Records from a data source
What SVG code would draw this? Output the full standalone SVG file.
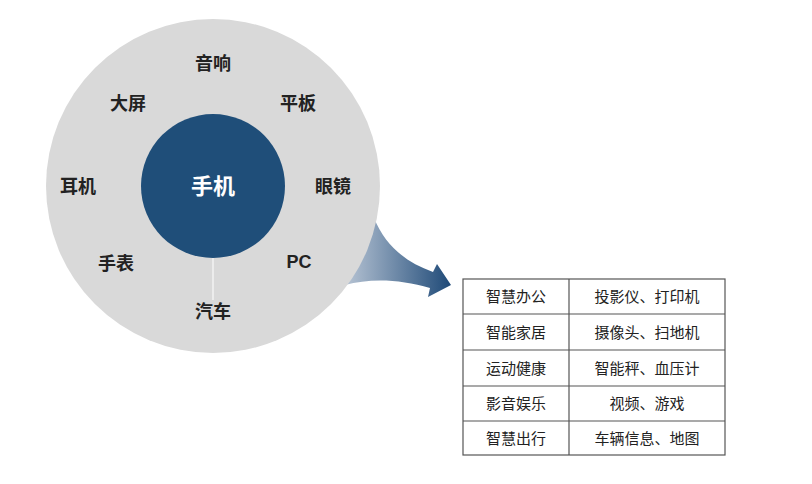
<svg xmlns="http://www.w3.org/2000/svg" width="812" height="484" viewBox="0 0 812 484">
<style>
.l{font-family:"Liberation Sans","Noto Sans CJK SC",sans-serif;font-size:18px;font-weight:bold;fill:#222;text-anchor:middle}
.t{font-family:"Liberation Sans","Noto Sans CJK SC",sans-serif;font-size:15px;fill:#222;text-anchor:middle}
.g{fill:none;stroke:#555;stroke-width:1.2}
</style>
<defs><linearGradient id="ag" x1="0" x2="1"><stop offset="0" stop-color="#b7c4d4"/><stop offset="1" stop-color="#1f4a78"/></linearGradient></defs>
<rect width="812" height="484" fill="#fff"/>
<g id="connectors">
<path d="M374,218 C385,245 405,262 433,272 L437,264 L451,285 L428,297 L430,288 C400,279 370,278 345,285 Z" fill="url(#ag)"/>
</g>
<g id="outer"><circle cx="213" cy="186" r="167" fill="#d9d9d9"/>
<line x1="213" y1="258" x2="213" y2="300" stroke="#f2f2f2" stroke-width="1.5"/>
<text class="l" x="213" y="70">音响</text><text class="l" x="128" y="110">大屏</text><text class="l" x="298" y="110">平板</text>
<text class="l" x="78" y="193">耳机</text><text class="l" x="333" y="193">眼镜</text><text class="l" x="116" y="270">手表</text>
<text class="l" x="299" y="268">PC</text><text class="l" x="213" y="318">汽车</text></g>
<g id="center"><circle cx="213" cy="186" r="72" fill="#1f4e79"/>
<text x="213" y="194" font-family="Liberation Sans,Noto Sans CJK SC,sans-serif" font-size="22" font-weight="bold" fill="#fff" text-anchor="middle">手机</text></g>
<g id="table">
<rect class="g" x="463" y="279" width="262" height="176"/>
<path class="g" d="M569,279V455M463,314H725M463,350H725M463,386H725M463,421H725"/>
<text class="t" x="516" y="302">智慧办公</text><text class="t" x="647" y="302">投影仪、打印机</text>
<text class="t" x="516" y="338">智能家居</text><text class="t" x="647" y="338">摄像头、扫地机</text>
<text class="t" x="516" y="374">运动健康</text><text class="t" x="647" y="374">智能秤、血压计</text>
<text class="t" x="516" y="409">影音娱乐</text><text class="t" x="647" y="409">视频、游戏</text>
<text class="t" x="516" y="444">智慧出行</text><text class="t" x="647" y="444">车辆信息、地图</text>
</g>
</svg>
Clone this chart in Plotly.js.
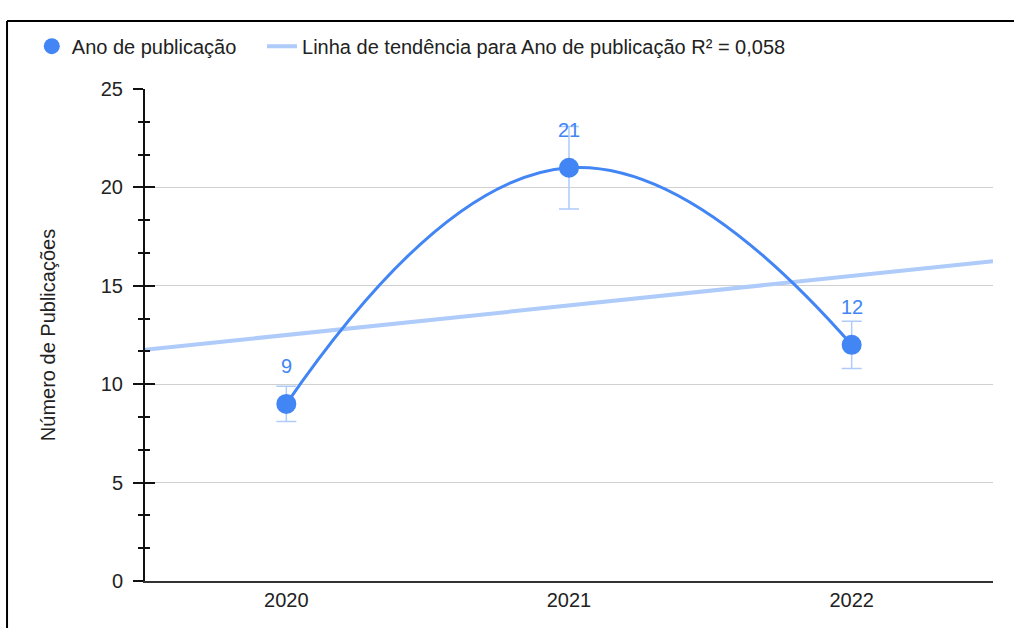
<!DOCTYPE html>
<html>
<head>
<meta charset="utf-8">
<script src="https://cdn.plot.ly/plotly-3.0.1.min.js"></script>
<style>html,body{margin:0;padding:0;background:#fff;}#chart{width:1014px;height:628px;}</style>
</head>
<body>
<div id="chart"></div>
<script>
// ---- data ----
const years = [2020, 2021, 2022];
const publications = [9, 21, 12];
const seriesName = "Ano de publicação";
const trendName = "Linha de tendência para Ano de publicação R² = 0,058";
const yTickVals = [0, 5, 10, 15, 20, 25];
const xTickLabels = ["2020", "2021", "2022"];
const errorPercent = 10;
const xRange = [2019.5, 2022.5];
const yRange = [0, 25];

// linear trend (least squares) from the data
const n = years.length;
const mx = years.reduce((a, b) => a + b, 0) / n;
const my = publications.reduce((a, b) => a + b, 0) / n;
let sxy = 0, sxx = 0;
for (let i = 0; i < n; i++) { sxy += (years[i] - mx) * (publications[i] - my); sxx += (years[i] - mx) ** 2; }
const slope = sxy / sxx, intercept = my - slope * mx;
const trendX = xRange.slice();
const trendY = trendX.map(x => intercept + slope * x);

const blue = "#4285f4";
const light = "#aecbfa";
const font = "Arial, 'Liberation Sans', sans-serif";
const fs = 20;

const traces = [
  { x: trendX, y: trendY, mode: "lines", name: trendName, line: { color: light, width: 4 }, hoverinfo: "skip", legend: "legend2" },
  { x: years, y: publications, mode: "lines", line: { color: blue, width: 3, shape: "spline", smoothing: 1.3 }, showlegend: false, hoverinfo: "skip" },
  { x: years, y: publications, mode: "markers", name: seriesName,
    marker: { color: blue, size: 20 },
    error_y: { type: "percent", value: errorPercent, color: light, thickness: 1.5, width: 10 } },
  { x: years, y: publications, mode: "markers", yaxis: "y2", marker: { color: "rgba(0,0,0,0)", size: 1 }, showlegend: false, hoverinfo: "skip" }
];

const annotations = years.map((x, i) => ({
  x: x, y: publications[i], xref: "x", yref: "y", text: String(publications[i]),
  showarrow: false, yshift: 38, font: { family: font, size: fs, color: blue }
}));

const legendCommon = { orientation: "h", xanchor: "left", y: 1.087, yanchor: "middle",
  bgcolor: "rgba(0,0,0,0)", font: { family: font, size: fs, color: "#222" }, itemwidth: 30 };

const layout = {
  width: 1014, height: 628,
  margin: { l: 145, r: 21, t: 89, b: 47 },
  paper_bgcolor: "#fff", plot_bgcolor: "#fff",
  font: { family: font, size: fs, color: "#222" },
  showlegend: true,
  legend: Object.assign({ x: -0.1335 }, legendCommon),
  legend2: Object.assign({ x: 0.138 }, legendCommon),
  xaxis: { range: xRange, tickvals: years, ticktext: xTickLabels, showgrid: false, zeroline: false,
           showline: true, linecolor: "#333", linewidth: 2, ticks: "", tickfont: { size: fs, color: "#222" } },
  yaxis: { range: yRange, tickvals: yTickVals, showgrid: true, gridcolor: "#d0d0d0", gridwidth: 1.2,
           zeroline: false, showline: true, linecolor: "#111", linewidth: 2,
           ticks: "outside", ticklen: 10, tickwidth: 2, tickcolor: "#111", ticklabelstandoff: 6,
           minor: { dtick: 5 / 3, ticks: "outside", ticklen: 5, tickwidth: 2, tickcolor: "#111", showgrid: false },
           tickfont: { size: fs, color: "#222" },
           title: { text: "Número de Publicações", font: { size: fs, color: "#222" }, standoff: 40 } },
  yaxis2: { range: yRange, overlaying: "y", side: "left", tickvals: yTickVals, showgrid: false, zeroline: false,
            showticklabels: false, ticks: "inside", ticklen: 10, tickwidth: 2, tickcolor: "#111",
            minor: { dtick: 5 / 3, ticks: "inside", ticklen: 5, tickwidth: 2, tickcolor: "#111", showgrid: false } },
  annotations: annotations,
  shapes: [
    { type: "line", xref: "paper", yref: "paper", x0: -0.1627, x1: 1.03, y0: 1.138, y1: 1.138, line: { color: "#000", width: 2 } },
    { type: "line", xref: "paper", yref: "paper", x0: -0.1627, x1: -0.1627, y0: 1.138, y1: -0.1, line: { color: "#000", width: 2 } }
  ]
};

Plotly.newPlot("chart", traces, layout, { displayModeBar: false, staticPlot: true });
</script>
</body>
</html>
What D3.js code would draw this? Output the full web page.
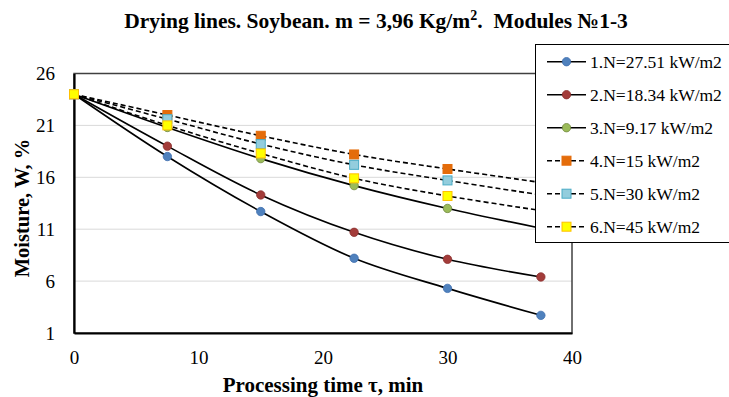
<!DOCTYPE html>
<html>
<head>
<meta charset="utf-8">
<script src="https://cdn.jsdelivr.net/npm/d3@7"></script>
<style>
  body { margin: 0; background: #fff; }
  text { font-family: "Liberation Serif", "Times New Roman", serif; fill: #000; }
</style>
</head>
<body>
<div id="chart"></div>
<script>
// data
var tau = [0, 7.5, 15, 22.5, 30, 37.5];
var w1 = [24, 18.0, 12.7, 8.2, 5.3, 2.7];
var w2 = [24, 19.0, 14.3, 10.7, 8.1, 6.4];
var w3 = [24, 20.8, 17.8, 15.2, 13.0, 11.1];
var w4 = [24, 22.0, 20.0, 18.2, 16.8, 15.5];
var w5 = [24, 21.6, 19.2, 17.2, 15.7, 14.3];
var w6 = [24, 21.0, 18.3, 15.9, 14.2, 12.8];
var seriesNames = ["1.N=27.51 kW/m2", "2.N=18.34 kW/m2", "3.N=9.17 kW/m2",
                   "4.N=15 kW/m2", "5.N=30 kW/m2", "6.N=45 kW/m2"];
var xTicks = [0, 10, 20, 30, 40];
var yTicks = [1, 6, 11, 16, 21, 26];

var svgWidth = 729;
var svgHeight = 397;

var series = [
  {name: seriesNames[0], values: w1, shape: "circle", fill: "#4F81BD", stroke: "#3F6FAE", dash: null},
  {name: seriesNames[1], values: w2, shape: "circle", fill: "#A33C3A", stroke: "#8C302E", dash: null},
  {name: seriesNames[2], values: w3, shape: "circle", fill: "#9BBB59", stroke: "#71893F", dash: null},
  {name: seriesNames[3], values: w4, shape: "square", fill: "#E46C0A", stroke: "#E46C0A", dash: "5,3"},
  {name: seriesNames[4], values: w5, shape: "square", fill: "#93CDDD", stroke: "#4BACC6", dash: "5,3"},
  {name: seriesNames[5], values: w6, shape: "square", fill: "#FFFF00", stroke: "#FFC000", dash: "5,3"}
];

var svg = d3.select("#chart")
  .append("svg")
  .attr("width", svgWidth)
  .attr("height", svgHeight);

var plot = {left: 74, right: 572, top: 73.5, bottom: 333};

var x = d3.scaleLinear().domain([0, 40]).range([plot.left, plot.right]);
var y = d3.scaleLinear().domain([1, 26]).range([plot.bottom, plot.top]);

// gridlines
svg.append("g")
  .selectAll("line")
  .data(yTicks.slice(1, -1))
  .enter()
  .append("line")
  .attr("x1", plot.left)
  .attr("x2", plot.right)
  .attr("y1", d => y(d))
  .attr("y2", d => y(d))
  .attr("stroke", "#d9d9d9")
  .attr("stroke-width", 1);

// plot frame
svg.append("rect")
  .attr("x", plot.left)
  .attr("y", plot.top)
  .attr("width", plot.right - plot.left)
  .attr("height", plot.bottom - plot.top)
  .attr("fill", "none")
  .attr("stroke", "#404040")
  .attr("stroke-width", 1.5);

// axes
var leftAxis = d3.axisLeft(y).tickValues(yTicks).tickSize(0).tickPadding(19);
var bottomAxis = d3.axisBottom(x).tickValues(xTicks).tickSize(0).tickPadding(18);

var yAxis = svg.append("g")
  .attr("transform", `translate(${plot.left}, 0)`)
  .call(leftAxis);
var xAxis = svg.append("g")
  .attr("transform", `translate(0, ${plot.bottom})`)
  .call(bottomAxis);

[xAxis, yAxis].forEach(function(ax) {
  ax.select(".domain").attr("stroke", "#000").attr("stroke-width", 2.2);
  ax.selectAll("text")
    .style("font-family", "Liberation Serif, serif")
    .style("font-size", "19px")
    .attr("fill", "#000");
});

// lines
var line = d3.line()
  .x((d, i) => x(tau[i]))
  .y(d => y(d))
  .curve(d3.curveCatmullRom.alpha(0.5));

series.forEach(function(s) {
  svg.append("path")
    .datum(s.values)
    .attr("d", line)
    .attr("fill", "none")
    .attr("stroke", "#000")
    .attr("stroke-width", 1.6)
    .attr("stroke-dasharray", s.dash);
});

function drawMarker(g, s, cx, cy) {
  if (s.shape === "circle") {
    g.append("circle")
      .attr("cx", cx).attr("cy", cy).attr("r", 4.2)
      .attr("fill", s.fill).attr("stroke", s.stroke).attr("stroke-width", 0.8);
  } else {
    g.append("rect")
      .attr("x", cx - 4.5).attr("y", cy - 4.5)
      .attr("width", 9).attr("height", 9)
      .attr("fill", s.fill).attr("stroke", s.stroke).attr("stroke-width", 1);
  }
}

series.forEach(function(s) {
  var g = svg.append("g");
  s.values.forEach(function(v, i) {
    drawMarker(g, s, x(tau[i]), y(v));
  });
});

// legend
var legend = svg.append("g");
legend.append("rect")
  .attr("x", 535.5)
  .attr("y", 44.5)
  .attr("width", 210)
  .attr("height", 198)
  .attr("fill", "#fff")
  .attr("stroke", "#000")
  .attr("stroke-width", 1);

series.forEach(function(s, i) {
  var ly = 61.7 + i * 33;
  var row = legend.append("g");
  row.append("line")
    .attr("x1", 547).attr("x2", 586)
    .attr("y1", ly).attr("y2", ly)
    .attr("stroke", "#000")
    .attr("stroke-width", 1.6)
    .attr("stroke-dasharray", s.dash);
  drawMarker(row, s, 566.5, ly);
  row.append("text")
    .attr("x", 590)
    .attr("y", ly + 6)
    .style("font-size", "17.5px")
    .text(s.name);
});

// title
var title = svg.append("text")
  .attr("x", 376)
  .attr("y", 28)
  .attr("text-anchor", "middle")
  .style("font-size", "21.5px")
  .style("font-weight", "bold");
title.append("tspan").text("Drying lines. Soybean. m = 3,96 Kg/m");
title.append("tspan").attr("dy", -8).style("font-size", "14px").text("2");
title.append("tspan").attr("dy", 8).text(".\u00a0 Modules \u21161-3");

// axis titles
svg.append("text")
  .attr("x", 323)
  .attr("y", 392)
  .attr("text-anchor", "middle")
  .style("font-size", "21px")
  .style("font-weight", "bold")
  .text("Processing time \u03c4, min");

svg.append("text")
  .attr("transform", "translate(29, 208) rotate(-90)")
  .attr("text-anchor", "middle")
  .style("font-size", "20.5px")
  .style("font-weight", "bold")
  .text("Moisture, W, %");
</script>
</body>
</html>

What to do ▸ Reproduce the entries exactly, from the line with "What D3.js code" to the line with "var yTicks = [1, 6, 11, 16, 21, 26];", both lines included, keeping no pictures.

Solution to this task ▸
What D3.js code would draw this? Output the full web page.
<!DOCTYPE html>
<html>
<head>
<meta charset="utf-8">
<script src="https://cdn.jsdelivr.net/npm/d3@7"></script>
<style>
  body { margin: 0; background: #fff; }
  text { font-family: "Liberation Serif", "Times New Roman", serif; fill: #000; }
</style>
</head>
<body>
<div id="chart"></div>
<script>
// data
var tau = [0, 7.5, 15, 22.5, 30, 37.5];
var w1 = [24, 18.0, 12.7, 8.2, 5.3, 2.7];
var w2 = [24, 19.0, 14.3, 10.7, 8.1, 6.4];
var w3 = [24, 20.8, 17.8, 15.2, 13.0, 11.1];
var w4 = [24, 22.0, 20.0, 18.2, 16.8, 15.5];
var w5 = [24, 21.6, 19.2, 17.2, 15.7, 14.3];
var w6 = [24, 21.0, 18.3, 15.9, 14.2, 12.8];
var seriesNames = ["1.N=27.51 kW/m2", "2.N=18.34 kW/m2", "3.N=9.17 kW/m2",
                   "4.N=15 kW/m2", "5.N=30 kW/m2", "6.N=45 kW/m2"];
var xTicks = [0, 10, 20, 30, 40];
var yTicks = [1, 6, 11, 16, 21, 26];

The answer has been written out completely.